How to Use Stop Loss and Take Profit Orders Effectively

How to Use Stop Loss and Take Profit Orders Effectively

Whether you’re new to trading or an experienced investor, understanding how to use stop loss and take profit orders is essential. These tools help you manage risk and lock in profits—two of the most crucial aspects of any successful trading strategy.

What Are Stop Loss and Take Profit Orders?

Stop loss orders automatically sell an asset when its price drops to a certain level, preventing further losses. Conversely, take profit orders sell your asset when it hits a predetermined price, securing your gains.

These orders allow traders to automate decisions and remove emotion from the process. For example, you can set a stop loss to sell Bitcoin at $25,000 if it drops, and a take profit to sell at $35,000 to lock in earnings.

Why Are These Orders Important?

The financial markets—whether you’re trading crypto, stocks, or forex—are volatile. Stop loss and take profit orders help:

  • Minimize losses during market dips
  • Secure profits when targets are met
  • Remove emotional decision-making
  • Automate your trading plan

By incorporating them, you’re putting a structure in place that supports discipline and reduces the risk of making impulsive decisions.

How to Set a Stop Loss Order

To set an effective stop loss:

  • Know your risk tolerance: Most traders risk 1-2% of their capital per trade.
  • Use technical analysis: Identify support levels or trend lines.
  • Avoid placing it too close: You don’t want to be stopped out by regular volatility.

For example, if you’re buying Ethereum at $3,000 and willing to risk 5%, you could place your stop loss at $2,850.

How to Set a Take Profit Order

A take profit level depends on your trading goals:

  • Use resistance levels: Identify where the price may struggle to go higher.
  • Risk-to-reward ratio: A good rule is 1:2 (risking $100 to make $200).
  • Market conditions: Bullish trends may allow for wider take profit margins.

Suppose you’re trading Solana and you buy it at $100. If your target is a 20% gain, you could set your take profit at $120.

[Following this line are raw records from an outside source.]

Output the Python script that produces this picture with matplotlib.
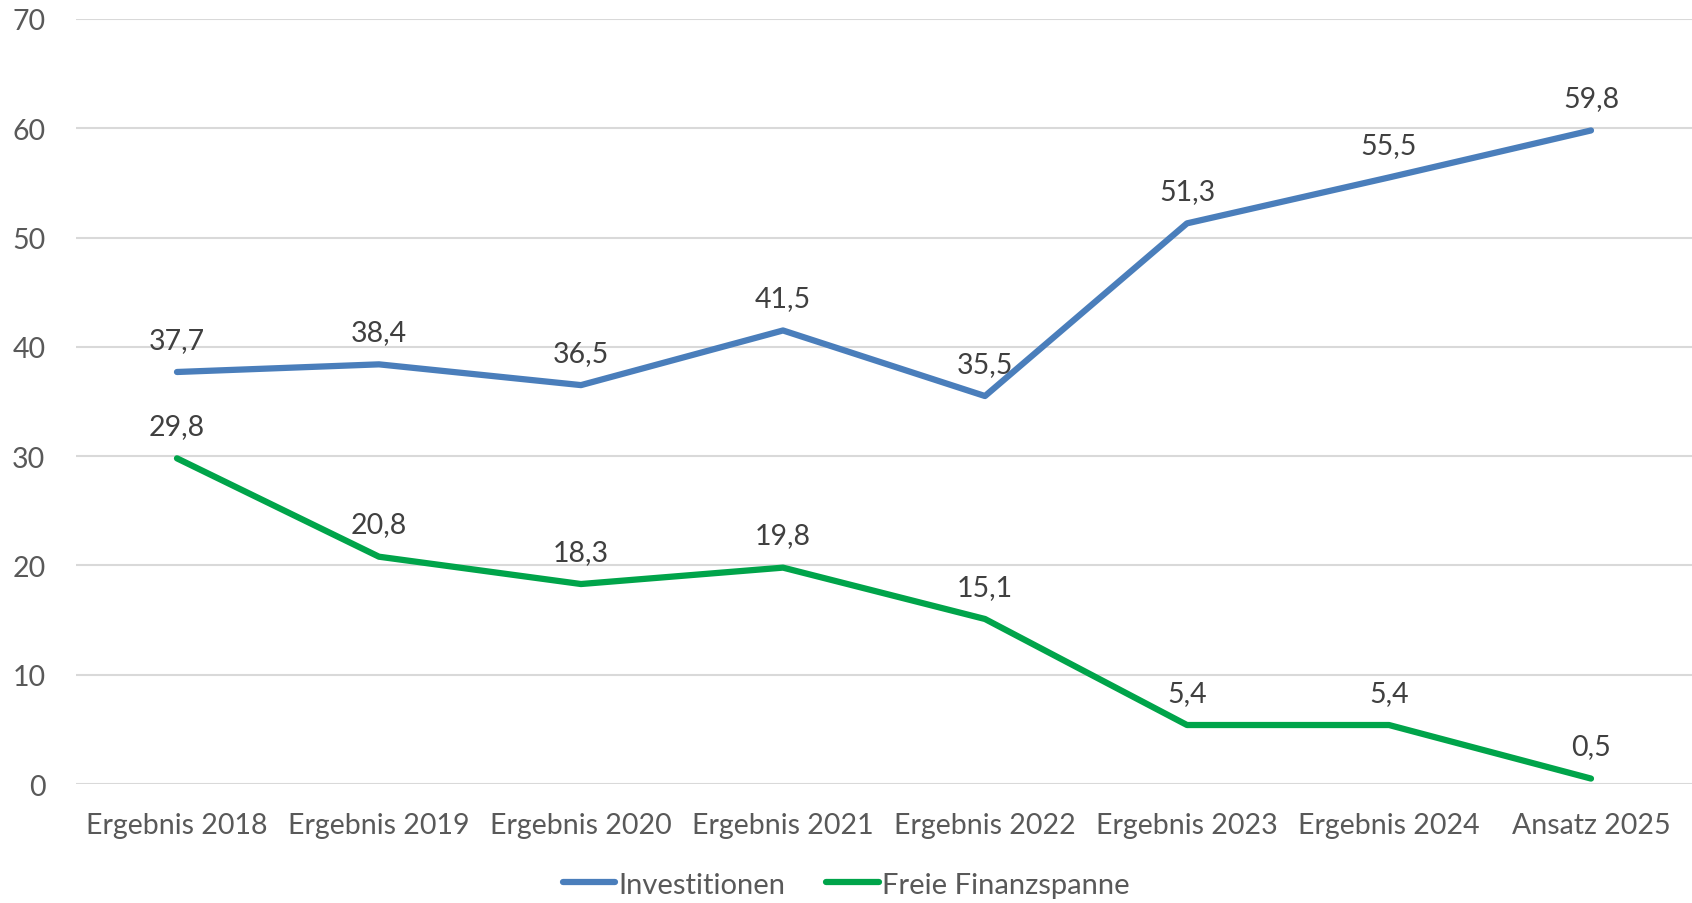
import matplotlib
matplotlib.use('Agg')
import matplotlib.pyplot as plt

plt.rcParams['font.family'] = ['Lato', 'DejaVu Sans']

categories = ['Ergebnis 2018', 'Ergebnis 2019', 'Ergebnis 2020', 'Ergebnis 2021',
              'Ergebnis 2022', 'Ergebnis 2023', 'Ergebnis 2024', 'Ansatz 2025']
investitionen = [37.7, 38.4, 36.5, 41.5, 35.5, 51.3, 55.5, 59.8]
finanzspanne = [29.8, 20.8, 18.3, 19.8, 15.1, 5.4, 5.4, 0.5]

blue = '#4a7ebb'
green = '#00a44a'

fig = plt.figure(figsize=(16.92, 9.04), dpi=100)
ax = fig.add_axes([0.0449, 0.1316, 0.9551, 0.8463])

x = range(len(categories))
ax.plot(x, investitionen, color=blue, lw=4.5, solid_capstyle='round', label='Investitionen')
ax.plot(x, finanzspanne, color=green, lw=4.5, solid_capstyle='round', label='Freie Finanzspanne')

for series in (investitionen, finanzspanne):
    for i, v in enumerate(series):
        ax.annotate(f'{v:.1f}'.replace('.', ','), (i, v), xytext=(0, 14),
                    textcoords='offset points', ha='center', va='bottom',
                    fontsize=20.5, color='#404040')

ax.set_xlim(-0.5, len(categories) - 0.5)
ax.set_ylim(0, 70)
ax.set_yticks(range(0, 71, 10))
ax.set_xticks(list(x))
ax.set_xticklabels(categories)
ax.grid(axis='y', color='#d9d9d9', lw=1.5)
ax.set_axisbelow(True)
for s in ax.spines.values():
    s.set_visible(False)
ax.tick_params(length=0, labelsize=20.5, labelcolor='#595959')
ax.tick_params(axis='y', pad=22)
ax.tick_params(axis='x', pad=20)

fig.legend(loc='lower center', bbox_to_anchor=(0.5, -0.023), ncol=2, frameon=False,
           fontsize=21, labelcolor='#595959', handlelength=1.8, handletextpad=0.1,
           columnspacing=1.4)

fig.savefig('out.png', dpi=100)
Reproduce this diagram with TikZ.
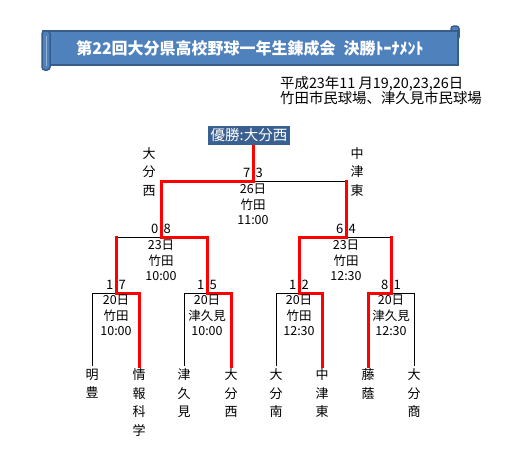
\documentclass[tikz,border=0pt]{standalone}
\usepackage{fontspec}
\newfontfamily\jpfont{Noto Sans CJK JP}
\usepackage{tikz}
\usetikzlibrary{positioning}
\usepackage{xcolor}
\definecolor{bannerblue}{HTML}{4F81BD}
\definecolor{bannerline}{HTML}{385D8A}
\definecolor{champblue}{HTML}{3A6091}

\begin{document}
\begin{tikzpicture}[x=1pt,y=-1pt,font=\jpfont,
  win/.style={red,line width=3pt,line cap=rect},
  lose/.style={black,line width=0.8pt},
  team/.style={anchor=north,align=center,inner sep=0pt,outer sep=3pt,font=\jpfont\fontsize{13}{18.5}\selectfont},
  score/.style={inner xsep=1pt,inner ysep=3pt,font=\jpfont\fontsize{13}{13}\selectfont},
  info/.style={anchor=north,align=center,inner sep=0pt,font=\jpfont\fontsize{12.5}{15.5}\selectfont}]
\useasboundingbox (0,0) rectangle (507,458);
\fill[white] (0,0) rectangle (507,458);
\filldraw[fill=bannerblue,draw=bannerline,line width=1.5pt,rounded corners=3pt] (451,26) rectangle (459,40);
\filldraw[fill=bannerblue,draw=bannerline,line width=1.5pt] (43,31) rectangle (458,65);
\filldraw[fill=bannerblue,draw=bannerline,line width=1.5pt,rounded corners=3pt] (42,31) rectangle (50,70);
\draw[bannerblue!60!white,line width=1pt] (46,36) -- (46,66);
\node[text=white,font=\jpfont\bfseries\fontsize{16}{16}\selectfont] (title) at (250,48) {第22回大分県高校野球一年生錬成会\hspace{0.5em}決勝ﾄｰﾅﾒﾝﾄ};
\node[anchor=north west,align=left,inner sep=0pt,font=\jpfont\fontsize{14.4}{15}\selectfont] (date) at (280,76) {平成23年11 月19,20,23,26日\\竹田市民球場、津久見市民球場};
\node[fill=champblue,text=white,inner xsep=3pt,inner ysep=0pt,minimum height=19pt,font=\jpfont\fontsize{14.5}{14.5}\selectfont] (champ) at (249,135.5) {優勝:大分西};
\coordinate (fin) at (253,181);
\coordinate (sfl) at (161,237);
\coordinate (sfr) at (346,237);
\coordinate (r1a) at (116,293);
\coordinate (r1b) at (207,293);
\coordinate (r1c) at (299,293);
\coordinate (r1d) at (391,293);
\node[team] (meiho) at (92,366) {明\\豊};
\node[team] (joho) at (139,366) {情\\報\\科\\学};
\node[team] (tsukumi) at (184,366) {津\\久\\見};
\node[team] (oitanishi) at (231,366) {大\\分\\西};
\node[team] (oitaminami) at (276,366) {大\\分\\南};
\node[team] (nakatsuhigashi) at (322,366) {中\\津\\東};
\node[team] (toin) at (368,366) {藤\\蔭};
\node[team] (oitasho) at (414,366) {大\\分\\商};
\node[team,anchor=center] (finl) at (149,172) {大\\分\\西};
\node[team,anchor=center] (finr) at (357,172) {中\\津\\東};
\draw[lose] (meiho.north) |- (r1a);
\draw[lose] (tsukumi.north) |- (r1b);
\draw[lose] (oitaminami.north) |- (r1c);
\draw[lose] (oitasho.north) |- (r1d);
\draw[lose] (r1a |- sfl) -- (sfl);
\draw[lose] (r1d |- sfr) -- (sfr);
\draw[lose] (sfr |- fin) -- (fin);
\draw[win] (joho.north) |- (r1a);
\draw[win] (oitanishi.north) |- (r1b);
\draw[win] (nakatsuhigashi.north) |- (r1c);
\draw[win] (toin.north) |- (r1d);
\draw[win] (r1a) -- (r1a |- sfl);
\draw[win] (r1b) |- (sfl);
\draw[win] (r1c) |- (sfr);
\draw[win] (r1d) -- (r1d |- sfr);
\draw[win] (sfl) |- (fin);
\draw[win] (sfr) -- (sfr |- fin);
\draw[win,line cap=butt] (fin) -- (fin |- champ.south);
\node[score,anchor=south east] (fin-l) at ([xshift=-1.5pt]fin) {7};
\node[score,anchor=south west] (fin-r) at ([xshift=1.5pt]fin) {3};
\node[score,anchor=south east] (sfl-l) at ([xshift=-1.5pt]sfl) {0};
\node[score,anchor=south west] (sfl-r) at ([xshift=1.5pt]sfl) {8};
\node[score,anchor=south east] (sfr-l) at ([xshift=-1.5pt]sfr) {6};
\node[score,anchor=south west] (sfr-r) at ([xshift=1.5pt]sfr) {4};
\node[score,anchor=south east] (r1a-l) at ([xshift=-1.5pt]r1a) {1};
\node[score,anchor=south west] (r1a-r) at ([xshift=1.5pt]r1a) {7};
\node[score,anchor=south east] (r1b-l) at ([xshift=-1.5pt]r1b) {1};
\node[score,anchor=south west] (r1b-r) at ([xshift=1.5pt]r1b) {5};
\node[score,anchor=south east] (r1c-l) at ([xshift=-1.5pt]r1c) {1};
\node[score,anchor=south west] (r1c-r) at ([xshift=1.5pt]r1c) {2};
\node[score,anchor=south east] (r1d-l) at ([xshift=-1.5pt]r1d) {8};
\node[score,anchor=south west] (r1d-r) at ([xshift=1.5pt]r1d) {1};
\node[info] (fin-info) at ([yshift=-3pt]fin) {26日\\竹田\\11:00};
\node[info] (sfl-info) at ([yshift=-3pt]sfl) {23日\\竹田\\10:00};
\node[info] (sfr-info) at ([yshift=-3pt]sfr) {23日\\竹田\\12:30};
\node[info] (r1a-info) at ([yshift=-2pt]r1a) {20日\\竹田\\10:00};
\node[info] (r1b-info) at ([yshift=-2pt]r1b) {20日\\津久見\\10:00};
\node[info] (r1c-info) at ([yshift=-2pt]r1c) {20日\\竹田\\12:30};
\node[info] (r1d-info) at ([yshift=-2pt]r1d) {20日\\津久見\\12:30};
\end{tikzpicture}
\end{document}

Combining Both Orders in a Trade

Most trading platforms (like Binance, eToro, or Coinbase Pro) allow you to place both a stop loss and a take profit at the same time. This is especially important for traders who can’t monitor markets 24/7.

Example:

  • Entry Price: $50
  • Stop Loss: $47 (limit loss to 6%)
  • Take Profit: $60 (aim for 20% gain)

This strategy ensures that no matter what happens, your risk is defined and your potential reward is clear.

Best Practices for Using Stop Loss and Take Profit

  • Avoid moving your stop loss down just to stay in a losing trade.
  • Regularly review your risk/reward settings.
  • Adjust based on volatility. In highly volatile markets like crypto, give your trades more room.
  • Use trailing stop losses if your platform allows it; they adjust upward as price increases.

Common Mistakes to Avoid

  • Setting stop losses too tight in volatile markets.
  • Failing to use them altogether.
  • Letting emotions override your preset levels.
  • Not accounting for market news or events.

Platforms That Support Stop Loss and Take Profit

Most major platforms offer these features. You can find detailed guides, for example, on Binance Academy, which provides educational content on stop loss and take profit orders in crypto trading.


Stop Loss and Take Profit as a Trading Foundation

Mastering stop loss and take profit orders can significantly improve your trading discipline and outcomes. These tools aren’t about predicting the market—they’re about managing what you can control: your risk and your strategy.

By planning ahead and sticking to your predefined levels, you reduce stress and increase your chances of success in both short-term trading and long-term investing.